>> START

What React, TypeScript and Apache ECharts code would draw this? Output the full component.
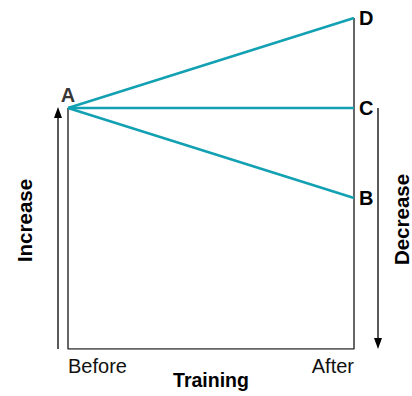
import React, { useEffect, useRef } from "react";
import * as echarts from "echarts";

const categories = ["Before", "After"];
const pointA = 72.8;
const outcomes = [
  { name: "D", value: 100 },
  { name: "C", value: 72.8 },
  { name: "B", value: 45.6 },
];
const yLabelLeft = "Increase";
const yLabelRight = "Decrease";
const xLabel = "Training";

const TEAL = "#12a1b2";
const FONT = "'Liberation Sans', Arial, Helvetica, sans-serif";

export default function App() {
  const ref = useRef<HTMLDivElement>(null);
  useEffect(() => {
    const chart = echarts.init(ref.current!, null, { renderer: "svg" });
    const labelStyle = { fontFamily: FONT, fontWeight: "bold" as const, fontSize: 20, color: "#000" };
    const series: any[] = [
      {
        type: "line",
        name: "frame",
        data: [
          [categories[0], pointA],
          [categories[0], 0],
          [categories[1], 0],
          [categories[1], outcomes[0].value],
        ],
        symbol: "none",
        lineStyle: { color: "#333", width: 1.5 },
        z: 1,
      },
    ];
    outcomes.forEach((o) => {
      series.push({
        type: "line",
        name: o.name,
        data: [
          [categories[0], pointA],
          [categories[1], o.value],
        ],
        symbol: "none",
        lineStyle: { color: TEAL, width: 2.5 },
        endLabel: {
          show: true,
          distance: 5,
          formatter: o.name,
          ...labelStyle,
        },
        z: 2,
      });
    });
    series.push({
      type: "scatter",
      data: [[categories[0], pointA]],
      symbolSize: 0,
      label: { show: true, position: "top", offset: [0, -1], distance: 2, formatter: "A", ...labelStyle },
    });
    const nameStyle = { fontFamily: FONT, fontWeight: "bold" as const, fontSize: 20.5, color: "#000" };
    chart.setOption({
      animation: false,
      grid: { left: 68, right: 58, top: 18, bottom: 47, containLabel: false, outerBoundsMode: "none" },
      xAxis: {
        type: "category",
        data: categories,
        boundaryGap: false,
        axisLine: { show: false },
        axisTick: { show: false },
        splitLine: { show: false },
        axisLabel: {
          fontFamily: FONT,
          fontSize: 20,
          color: "#111",
          margin: 7,
          alignMinLabel: "left",
          alignMaxLabel: "right",
        },
        name: xLabel,
        nameLocation: "middle",
        nameGap: 21,
        nameMoveOverlap: false,
        nameTextStyle: { ...nameStyle, fontSize: 19.5 },
      },
      yAxis: [
        {
          type: "value",
          min: 0,
          max: 100,
          axisLine: { show: false },
          axisTick: { show: false },
          axisLabel: { show: false },
          splitLine: { show: false },
          name: yLabelLeft,
          nameLocation: "middle",
          nameRotate: 90,
          nameGap: 33,
          nameMoveOverlap: false,
          nameTextStyle: { ...nameStyle, padding: [0, 74, 0, 0] },
        },
        {
          type: "value",
          position: "right",
          min: 0,
          max: 100,
          axisLine: { show: false },
          axisTick: { show: false },
          axisLabel: { show: false },
          splitLine: { show: false },
          name: yLabelRight,
          nameLocation: "middle",
          nameRotate: 90,
          nameGap: 37,
          nameMoveOverlap: false,
          nameTextStyle: { ...nameStyle, padding: [0, 72, 0, 0] },
        },
      ],
      graphic: [
        { type: "line", shape: { x1: 58, y1: 349, x2: 58, y2: 116 }, style: { stroke: "#000", lineWidth: 1.3 } },
        { type: "polygon", shape: { points: [[58, 107], [54, 118], [62, 118]] }, style: { fill: "#000" } },
        { type: "line", shape: { x1: 378, y1: 108, x2: 378, y2: 340 }, style: { stroke: "#000", lineWidth: 1.3 } },
        { type: "polygon", shape: { points: [[378, 349], [374, 338], [382, 338]] }, style: { fill: "#000" } },
      ],
      series,
    });
    return () => chart.dispose();
  }, []);
  return <div ref={ref} style={{ width: 412, height: 396, position: "absolute", left: 0, top: 0 }} />;
}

>> END

• **TASK REQUIREMENTS**: Leave out any pictures and return exactly the lines from the beginning of the data through the line with "import * as", inclusive.

• **ANSWER TO THIS TASK**:
What React, TypeScript and Apache ECharts code would draw this? Output the full component.
import React, { useEffect, useRef } from "react";
import * as echarts from "echarts";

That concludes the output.